Adventures In Babysitting (1987) Snapshot Review

Adventures in Babysitting Review

Adventures In Babysitting (1987)
Director:
 Chris Columbus
Screenwriter: David Simkins
Starring: Elisabeth Shue, Vincent D’Onofrio, Penelope Ann Miller, George Newburn, Maia Brewton, Keith Coogan, Anthony Rapp, Calvin Levels

A stood-up babysitter gets more than she bargained for when her efforts to retrieve her stranded bestie at the bus station are sabotaged at every turn.

Chris Parker (Shue) is your typical 80’s teenager, dancing in front of the mirror with a head full of curls and a hunky boyfriend in her picture frame. Unfortunately, Chris’ Camaro-driving dreamboat stands her up and she is left to babysit the Anderson children; Brad (Newburn) and Sarah (Brewton).

When her best friend Brenda (Miller) calls to say she has run away from home and is stuck at the bus station, Chris is blackmailed to taking the children out of the suburbs and into the big bad city.

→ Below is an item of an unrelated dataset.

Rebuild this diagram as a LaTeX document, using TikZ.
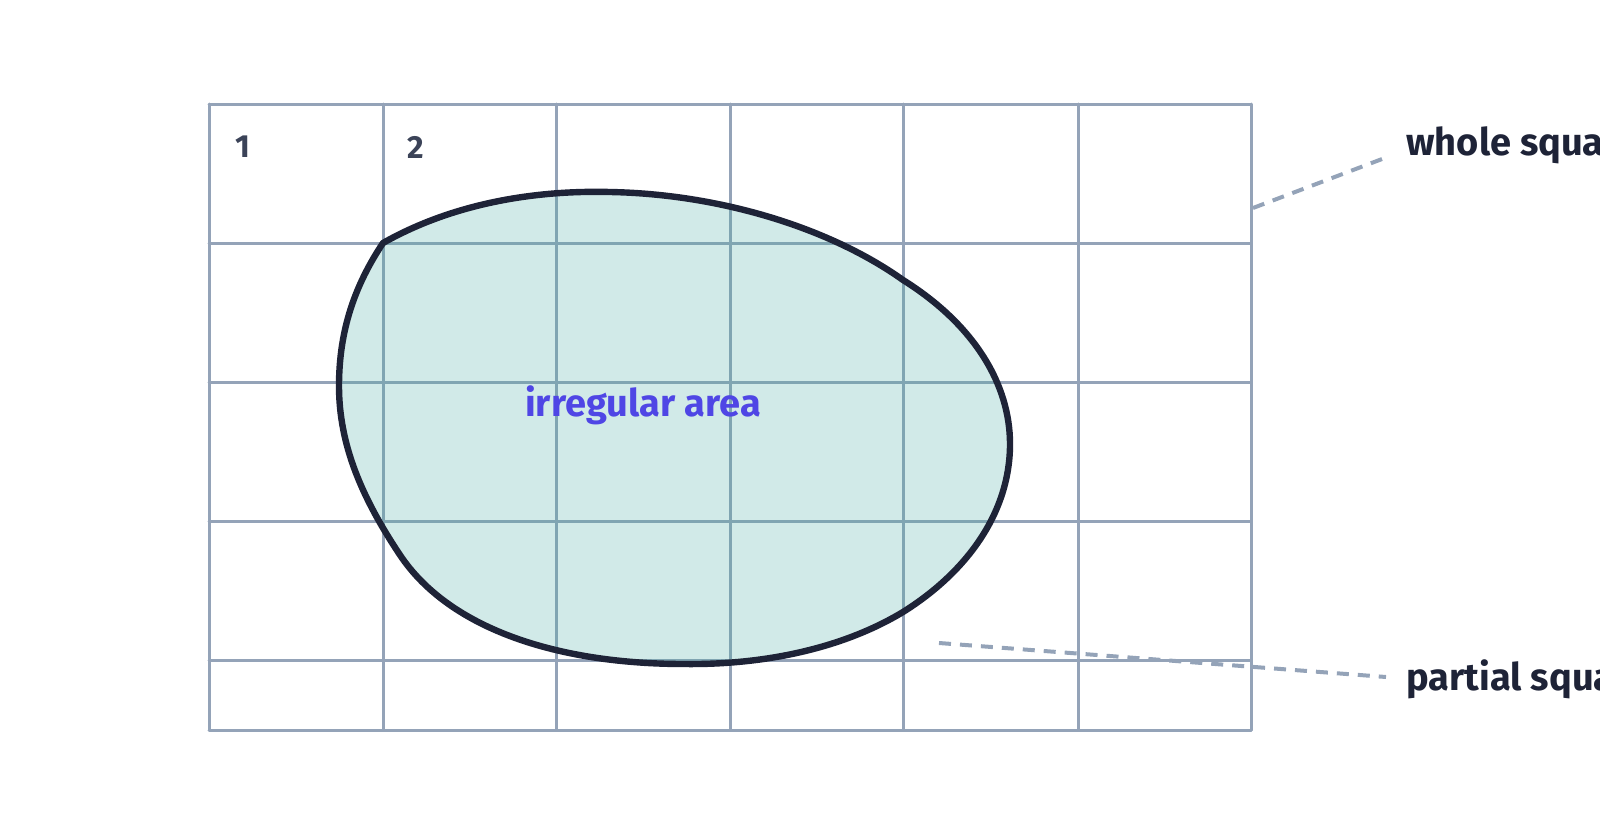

A quick 30 minute drive turns into an all-nighter misadventure. Que giggles.

It would be easy to overlook this movie as a run of the mill comedy caper, but in actual fact there is much more R-rated hilarity in this film than meets the eye (massive over-exaggeration but the F word is used – twice).

It seems that Shue will always wear the 80’s cult crown, cutting her teeth with Karate Kid, Cocktail and Back To The Future II & III but this is arguably her best and most pronounced role.

The film highlights the divide between an easy-going American suburban lifestyle versus the turbulent and often violent crush of New York City. Columbus and Simkins were able to convey the political and social duality of the country through a bunch of children – who are constantly in both the right and wrong places – while still having a cutting sense of humour about it; not an easy feat, but one that could only have been accomplished in this golden decade of film.

As Chris and the kids encounter gang wars, extreme poverty, violence and cruelty, they also encounter love, generosity and compassion. With a soundtrack bluesy enough to have you reaching for the whiskey but upbeat enough to have you dancing with your dog, this film of contrasts is a mile-a-minute laughathon.

Combining a deep and mature understanding of what life may have felt like for a young American woman on the verge of adulthood, with the innocence and bravado of children, Adventures In Babysitting is both thought-provoking and down-right hysterical.

Watch out for Mrs. Anderson’s ridiculously cliche 80’s dress that makes her look like a walking Werthers Original , the hot dog vendor that doesn’t want to slip Brenda a wiener and (my personal favourite) Sarah’s encounter with the bathroom line Viking.